Prompt
Report each line of the data that has "this" somewhere in it.

Extracted data
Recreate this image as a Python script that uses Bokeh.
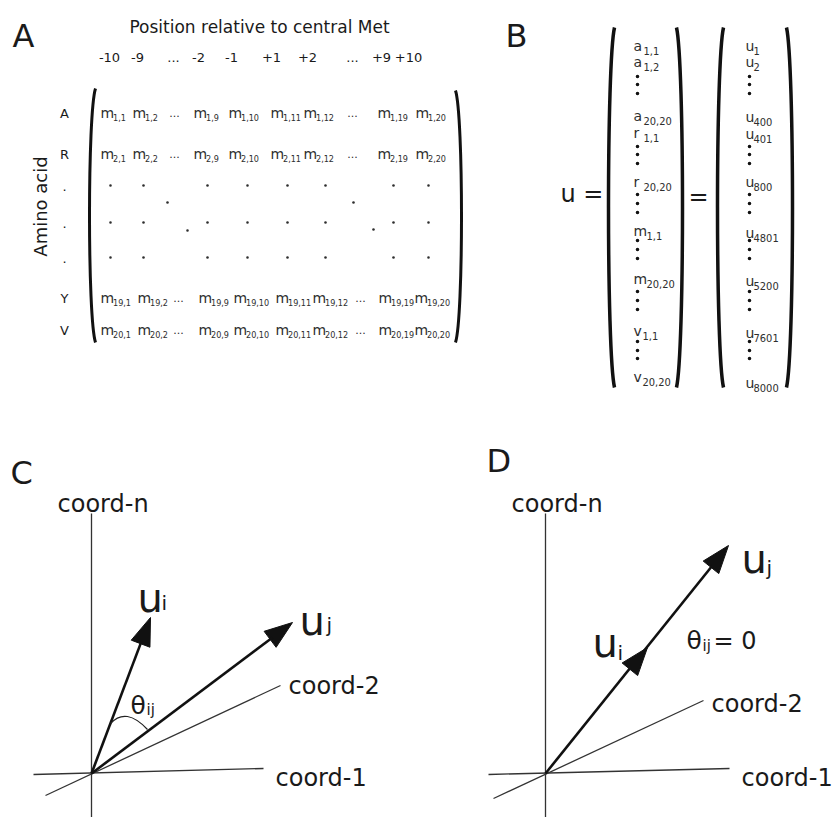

==

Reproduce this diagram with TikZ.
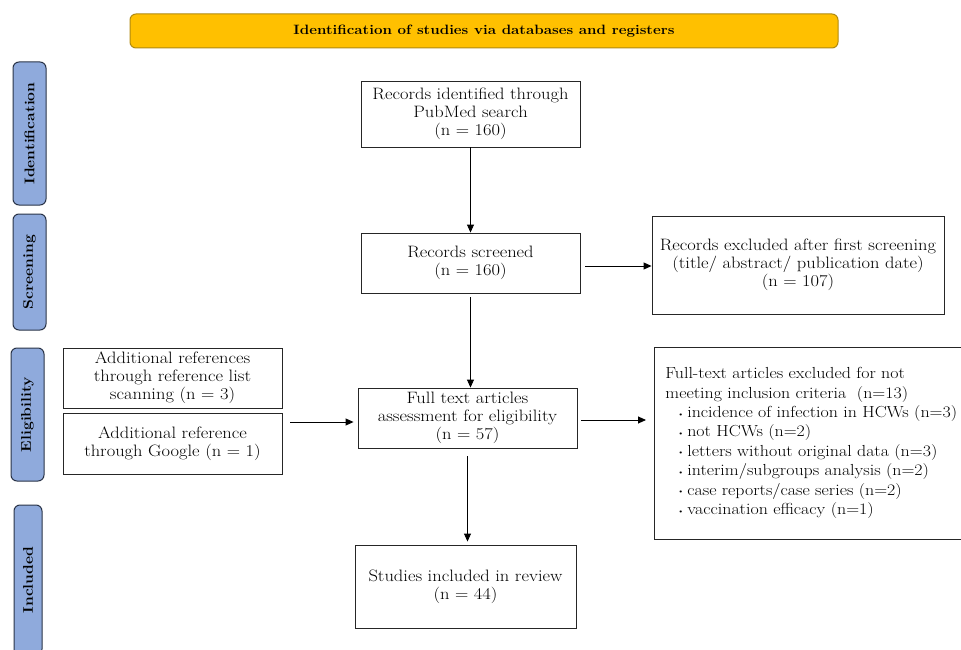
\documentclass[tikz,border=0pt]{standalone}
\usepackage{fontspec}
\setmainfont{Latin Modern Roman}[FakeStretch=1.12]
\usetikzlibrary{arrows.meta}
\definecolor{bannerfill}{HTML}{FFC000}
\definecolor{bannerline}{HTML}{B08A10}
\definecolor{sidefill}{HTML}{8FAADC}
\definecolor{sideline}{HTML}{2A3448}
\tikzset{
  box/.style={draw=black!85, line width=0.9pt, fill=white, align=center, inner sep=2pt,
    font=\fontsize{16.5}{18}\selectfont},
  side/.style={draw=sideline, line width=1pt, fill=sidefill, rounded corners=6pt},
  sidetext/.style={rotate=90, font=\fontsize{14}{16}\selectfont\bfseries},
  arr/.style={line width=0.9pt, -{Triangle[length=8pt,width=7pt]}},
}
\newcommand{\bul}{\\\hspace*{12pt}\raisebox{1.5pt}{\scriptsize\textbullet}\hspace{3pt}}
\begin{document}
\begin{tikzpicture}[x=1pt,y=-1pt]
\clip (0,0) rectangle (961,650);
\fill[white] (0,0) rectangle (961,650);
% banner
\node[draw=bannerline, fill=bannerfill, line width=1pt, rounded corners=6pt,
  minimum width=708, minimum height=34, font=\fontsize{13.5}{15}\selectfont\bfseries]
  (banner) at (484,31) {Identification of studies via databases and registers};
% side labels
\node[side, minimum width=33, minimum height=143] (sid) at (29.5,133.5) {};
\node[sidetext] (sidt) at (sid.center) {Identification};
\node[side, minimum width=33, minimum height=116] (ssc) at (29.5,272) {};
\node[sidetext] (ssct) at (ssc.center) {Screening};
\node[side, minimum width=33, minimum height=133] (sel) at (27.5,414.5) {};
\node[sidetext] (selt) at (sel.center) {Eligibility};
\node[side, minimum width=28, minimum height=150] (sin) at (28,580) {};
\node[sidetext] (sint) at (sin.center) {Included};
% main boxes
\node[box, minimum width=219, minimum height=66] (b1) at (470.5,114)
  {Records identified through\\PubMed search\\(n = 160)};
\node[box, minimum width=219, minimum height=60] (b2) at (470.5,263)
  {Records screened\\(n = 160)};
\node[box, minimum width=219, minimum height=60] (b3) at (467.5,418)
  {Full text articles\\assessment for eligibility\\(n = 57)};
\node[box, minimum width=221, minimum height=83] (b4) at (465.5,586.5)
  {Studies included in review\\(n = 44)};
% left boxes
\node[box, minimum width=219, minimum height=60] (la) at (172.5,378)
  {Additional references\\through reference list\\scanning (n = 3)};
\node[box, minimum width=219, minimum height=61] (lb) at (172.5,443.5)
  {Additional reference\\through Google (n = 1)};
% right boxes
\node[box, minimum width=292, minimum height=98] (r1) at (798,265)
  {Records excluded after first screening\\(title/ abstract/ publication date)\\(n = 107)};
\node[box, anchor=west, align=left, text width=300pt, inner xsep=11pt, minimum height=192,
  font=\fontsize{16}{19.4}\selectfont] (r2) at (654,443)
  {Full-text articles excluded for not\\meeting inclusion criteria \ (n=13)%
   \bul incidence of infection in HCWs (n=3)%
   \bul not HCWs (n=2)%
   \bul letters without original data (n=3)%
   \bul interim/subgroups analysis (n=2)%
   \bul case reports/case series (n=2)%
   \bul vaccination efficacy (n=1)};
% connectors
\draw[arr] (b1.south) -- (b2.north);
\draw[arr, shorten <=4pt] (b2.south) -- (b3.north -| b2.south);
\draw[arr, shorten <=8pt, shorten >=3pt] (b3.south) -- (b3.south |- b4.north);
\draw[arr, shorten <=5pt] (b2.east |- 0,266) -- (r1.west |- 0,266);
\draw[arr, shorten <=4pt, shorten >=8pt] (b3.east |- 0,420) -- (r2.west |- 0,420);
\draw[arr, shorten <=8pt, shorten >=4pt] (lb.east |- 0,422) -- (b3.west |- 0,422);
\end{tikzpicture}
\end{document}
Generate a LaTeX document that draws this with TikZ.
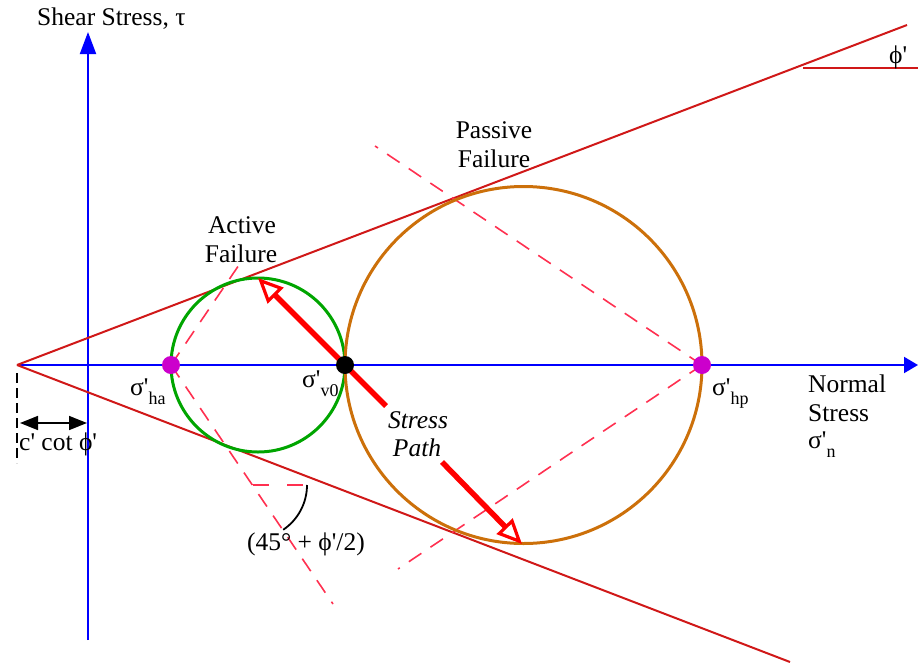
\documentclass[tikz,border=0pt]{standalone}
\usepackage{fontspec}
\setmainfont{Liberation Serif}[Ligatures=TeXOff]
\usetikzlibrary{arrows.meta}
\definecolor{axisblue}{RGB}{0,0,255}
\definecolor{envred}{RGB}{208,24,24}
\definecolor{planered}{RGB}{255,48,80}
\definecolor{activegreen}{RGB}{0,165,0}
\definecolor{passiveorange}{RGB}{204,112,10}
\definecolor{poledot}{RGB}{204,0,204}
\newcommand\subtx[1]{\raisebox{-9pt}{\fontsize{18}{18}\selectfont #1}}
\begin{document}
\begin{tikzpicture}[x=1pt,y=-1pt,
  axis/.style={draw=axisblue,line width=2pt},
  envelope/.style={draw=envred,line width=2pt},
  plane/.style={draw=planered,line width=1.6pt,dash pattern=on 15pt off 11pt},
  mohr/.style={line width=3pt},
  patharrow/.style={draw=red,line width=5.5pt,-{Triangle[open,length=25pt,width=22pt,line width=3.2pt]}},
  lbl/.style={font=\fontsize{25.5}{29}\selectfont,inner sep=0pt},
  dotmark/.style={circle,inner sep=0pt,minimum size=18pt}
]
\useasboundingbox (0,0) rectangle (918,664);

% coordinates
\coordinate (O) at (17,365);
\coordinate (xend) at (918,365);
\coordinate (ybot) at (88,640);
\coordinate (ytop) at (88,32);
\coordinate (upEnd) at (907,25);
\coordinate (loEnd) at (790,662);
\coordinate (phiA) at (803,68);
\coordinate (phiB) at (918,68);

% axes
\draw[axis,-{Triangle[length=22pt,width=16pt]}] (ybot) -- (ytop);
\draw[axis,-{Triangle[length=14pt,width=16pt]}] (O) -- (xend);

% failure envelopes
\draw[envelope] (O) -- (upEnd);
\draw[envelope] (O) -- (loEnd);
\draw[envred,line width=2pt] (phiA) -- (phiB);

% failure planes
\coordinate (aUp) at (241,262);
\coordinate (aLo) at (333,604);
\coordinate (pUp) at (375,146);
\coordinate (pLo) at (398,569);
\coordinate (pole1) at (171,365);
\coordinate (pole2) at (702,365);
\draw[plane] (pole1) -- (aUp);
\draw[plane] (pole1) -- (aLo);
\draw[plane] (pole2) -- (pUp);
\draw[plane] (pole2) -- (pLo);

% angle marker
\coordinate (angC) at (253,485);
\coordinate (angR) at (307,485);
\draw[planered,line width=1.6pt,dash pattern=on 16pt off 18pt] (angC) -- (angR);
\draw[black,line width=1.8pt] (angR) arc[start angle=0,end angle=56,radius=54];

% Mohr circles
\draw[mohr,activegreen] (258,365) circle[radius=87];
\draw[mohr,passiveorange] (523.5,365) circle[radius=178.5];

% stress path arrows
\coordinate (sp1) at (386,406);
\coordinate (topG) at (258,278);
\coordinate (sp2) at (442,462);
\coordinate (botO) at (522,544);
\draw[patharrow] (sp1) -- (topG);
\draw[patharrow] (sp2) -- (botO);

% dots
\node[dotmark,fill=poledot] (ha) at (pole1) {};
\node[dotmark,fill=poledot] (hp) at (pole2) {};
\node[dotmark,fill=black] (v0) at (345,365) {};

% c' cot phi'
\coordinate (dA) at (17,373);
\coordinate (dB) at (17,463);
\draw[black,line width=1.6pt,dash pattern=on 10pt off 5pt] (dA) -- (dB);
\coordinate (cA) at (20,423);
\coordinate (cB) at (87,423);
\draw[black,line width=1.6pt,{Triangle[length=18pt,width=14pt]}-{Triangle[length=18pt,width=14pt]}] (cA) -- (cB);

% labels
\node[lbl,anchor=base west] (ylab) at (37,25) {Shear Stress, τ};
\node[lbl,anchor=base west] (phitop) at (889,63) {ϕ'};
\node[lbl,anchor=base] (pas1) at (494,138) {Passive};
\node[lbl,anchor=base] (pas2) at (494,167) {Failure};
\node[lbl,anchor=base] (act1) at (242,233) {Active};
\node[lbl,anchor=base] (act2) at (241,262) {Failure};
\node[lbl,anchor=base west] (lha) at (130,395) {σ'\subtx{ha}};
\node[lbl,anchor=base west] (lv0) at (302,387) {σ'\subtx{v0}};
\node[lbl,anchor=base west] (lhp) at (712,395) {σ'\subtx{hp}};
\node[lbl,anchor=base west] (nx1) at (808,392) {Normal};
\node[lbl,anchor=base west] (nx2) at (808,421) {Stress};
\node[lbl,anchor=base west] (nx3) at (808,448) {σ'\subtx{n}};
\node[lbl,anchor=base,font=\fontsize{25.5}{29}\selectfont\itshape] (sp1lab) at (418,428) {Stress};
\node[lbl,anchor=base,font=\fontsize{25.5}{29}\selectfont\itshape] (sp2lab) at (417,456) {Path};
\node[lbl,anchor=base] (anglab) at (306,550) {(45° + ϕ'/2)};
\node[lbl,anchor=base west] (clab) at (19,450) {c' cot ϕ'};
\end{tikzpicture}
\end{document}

Output
Recreate this image as a Python script that uses Bokeh.
Reproduce this diagram with TikZ.
Generate a LaTeX document that draws this with TikZ.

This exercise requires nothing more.